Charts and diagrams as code
▼

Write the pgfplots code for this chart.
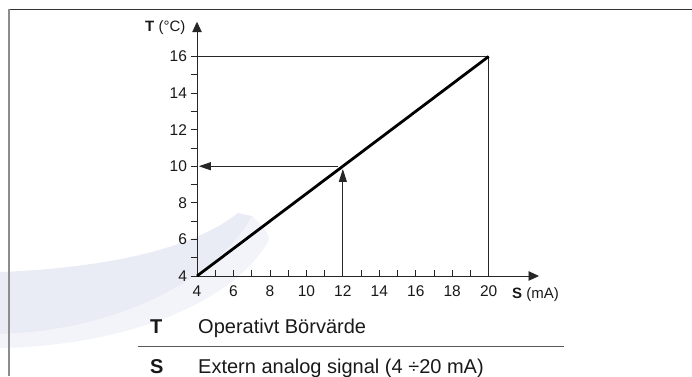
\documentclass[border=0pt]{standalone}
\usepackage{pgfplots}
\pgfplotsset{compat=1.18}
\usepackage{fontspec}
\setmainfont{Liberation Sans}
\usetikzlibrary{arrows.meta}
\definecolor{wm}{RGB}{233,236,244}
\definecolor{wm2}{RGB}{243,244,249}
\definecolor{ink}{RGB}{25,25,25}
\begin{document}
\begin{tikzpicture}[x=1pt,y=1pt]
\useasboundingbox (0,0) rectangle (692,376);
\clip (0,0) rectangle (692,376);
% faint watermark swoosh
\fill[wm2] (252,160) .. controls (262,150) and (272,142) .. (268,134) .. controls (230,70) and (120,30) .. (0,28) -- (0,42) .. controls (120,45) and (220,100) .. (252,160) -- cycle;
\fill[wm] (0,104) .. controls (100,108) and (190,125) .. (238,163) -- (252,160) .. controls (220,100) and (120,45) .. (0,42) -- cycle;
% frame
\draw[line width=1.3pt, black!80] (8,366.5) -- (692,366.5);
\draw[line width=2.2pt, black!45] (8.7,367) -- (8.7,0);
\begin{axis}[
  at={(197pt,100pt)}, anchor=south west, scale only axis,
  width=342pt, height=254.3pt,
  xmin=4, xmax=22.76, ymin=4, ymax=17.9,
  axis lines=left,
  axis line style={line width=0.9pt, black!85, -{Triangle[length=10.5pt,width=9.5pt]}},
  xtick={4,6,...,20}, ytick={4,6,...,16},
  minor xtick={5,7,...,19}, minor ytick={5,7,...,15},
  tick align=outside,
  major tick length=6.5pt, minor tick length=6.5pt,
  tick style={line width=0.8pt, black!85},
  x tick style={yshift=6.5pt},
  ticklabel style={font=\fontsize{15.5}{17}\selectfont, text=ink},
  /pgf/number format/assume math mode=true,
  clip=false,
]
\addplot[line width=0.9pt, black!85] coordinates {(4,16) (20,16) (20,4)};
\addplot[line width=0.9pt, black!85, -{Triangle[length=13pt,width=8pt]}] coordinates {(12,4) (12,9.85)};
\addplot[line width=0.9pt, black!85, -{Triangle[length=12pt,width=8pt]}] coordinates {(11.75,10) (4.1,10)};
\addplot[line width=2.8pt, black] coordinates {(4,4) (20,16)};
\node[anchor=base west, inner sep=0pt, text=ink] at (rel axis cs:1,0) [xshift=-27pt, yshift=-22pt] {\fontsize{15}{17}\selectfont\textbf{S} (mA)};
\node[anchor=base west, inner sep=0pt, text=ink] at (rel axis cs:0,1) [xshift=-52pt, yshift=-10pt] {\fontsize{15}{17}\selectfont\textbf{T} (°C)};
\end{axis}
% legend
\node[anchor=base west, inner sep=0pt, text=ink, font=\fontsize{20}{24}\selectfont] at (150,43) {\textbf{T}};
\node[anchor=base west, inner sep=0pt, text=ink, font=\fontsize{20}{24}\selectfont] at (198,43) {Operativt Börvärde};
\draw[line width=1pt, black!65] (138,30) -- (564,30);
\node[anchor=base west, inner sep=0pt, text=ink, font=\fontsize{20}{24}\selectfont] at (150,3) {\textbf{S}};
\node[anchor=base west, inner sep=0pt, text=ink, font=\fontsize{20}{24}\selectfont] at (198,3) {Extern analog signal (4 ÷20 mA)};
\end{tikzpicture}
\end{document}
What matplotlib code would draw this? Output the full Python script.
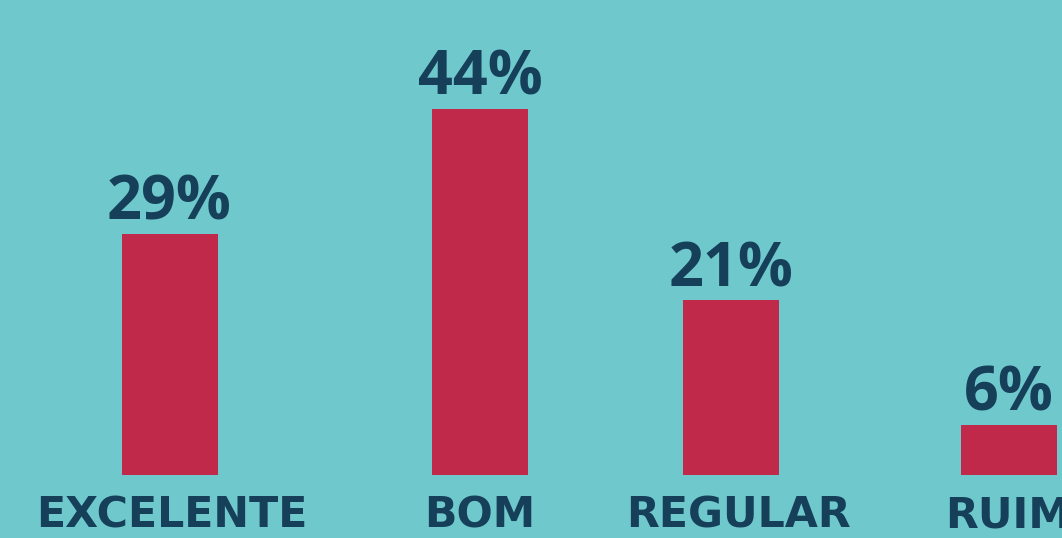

▲

:: WRITTEN TASK ::
All records above are to be printed exactly, minus the pictures they contain.

:: ANSWER TO THE EXERCISE ::
Write the pgfplots code for this chart.
\documentclass[border=0pt]{standalone}
\usepackage{pgfplots}
\pgfplotsset{compat=1.18}
\usepackage{fontspec}
\setmainfont{Liberation Sans}
\usetikzlibrary{arrows.meta}
\definecolor{wm}{RGB}{233,236,244}
\definecolor{wm2}{RGB}{243,244,249}
\definecolor{ink}{RGB}{25,25,25}
\begin{document}
\begin{tikzpicture}[x=1pt,y=1pt]
\useasboundingbox (0,0) rectangle (692,376);
\clip (0,0) rectangle (692,376);
% faint watermark swoosh
\fill[wm2] (252,160) .. controls (262,150) and (272,142) .. (268,134) .. controls (230,70) and (120,30) .. (0,28) -- (0,42) .. controls (120,45) and (220,100) .. (252,160) -- cycle;
\fill[wm] (0,104) .. controls (100,108) and (190,125) .. (238,163) -- (252,160) .. controls (220,100) and (120,45) .. (0,42) -- cycle;
% frame
\draw[line width=1.3pt, black!80] (8,366.5) -- (692,366.5);
\draw[line width=2.2pt, black!45] (8.7,367) -- (8.7,0);
\begin{axis}[
  at={(197pt,100pt)}, anchor=south west, scale only axis,
  width=342pt, height=254.3pt,
  xmin=4, xmax=22.76, ymin=4, ymax=17.9,
  axis lines=left,
  axis line style={line width=0.9pt, black!85, -{Triangle[length=10.5pt,width=9.5pt]}},
  xtick={4,6,...,20}, ytick={4,6,...,16},
  minor xtick={5,7,...,19}, minor ytick={5,7,...,15},
  tick align=outside,
  major tick length=6.5pt, minor tick length=6.5pt,
  tick style={line width=0.8pt, black!85},
  x tick style={yshift=6.5pt},
  ticklabel style={font=\fontsize{15.5}{17}\selectfont, text=ink},
  /pgf/number format/assume math mode=true,
  clip=false,
]
\addplot[line width=0.9pt, black!85] coordinates {(4,16) (20,16) (20,4)};
\addplot[line width=0.9pt, black!85, -{Triangle[length=13pt,width=8pt]}] coordinates {(12,4) (12,9.85)};
\addplot[line width=0.9pt, black!85, -{Triangle[length=12pt,width=8pt]}] coordinates {(11.75,10) (4.1,10)};
\addplot[line width=2.8pt, black] coordinates {(4,4) (20,16)};
\node[anchor=base west, inner sep=0pt, text=ink] at (rel axis cs:1,0) [xshift=-27pt, yshift=-22pt] {\fontsize{15}{17}\selectfont\textbf{S} (mA)};
\node[anchor=base west, inner sep=0pt, text=ink] at (rel axis cs:0,1) [xshift=-52pt, yshift=-10pt] {\fontsize{15}{17}\selectfont\textbf{T} (°C)};
\end{axis}
% legend
\node[anchor=base west, inner sep=0pt, text=ink, font=\fontsize{20}{24}\selectfont] at (150,43) {\textbf{T}};
\node[anchor=base west, inner sep=0pt, text=ink, font=\fontsize{20}{24}\selectfont] at (198,43) {Operativt Börvärde};
\draw[line width=1pt, black!65] (138,30) -- (564,30);
\node[anchor=base west, inner sep=0pt, text=ink, font=\fontsize{20}{24}\selectfont] at (150,3) {\textbf{S}};
\node[anchor=base west, inner sep=0pt, text=ink, font=\fontsize{20}{24}\selectfont] at (198,3) {Extern analog signal (4 ÷20 mA)};
\end{tikzpicture}
\end{document}
What matplotlib code would draw this? Output the full Python script.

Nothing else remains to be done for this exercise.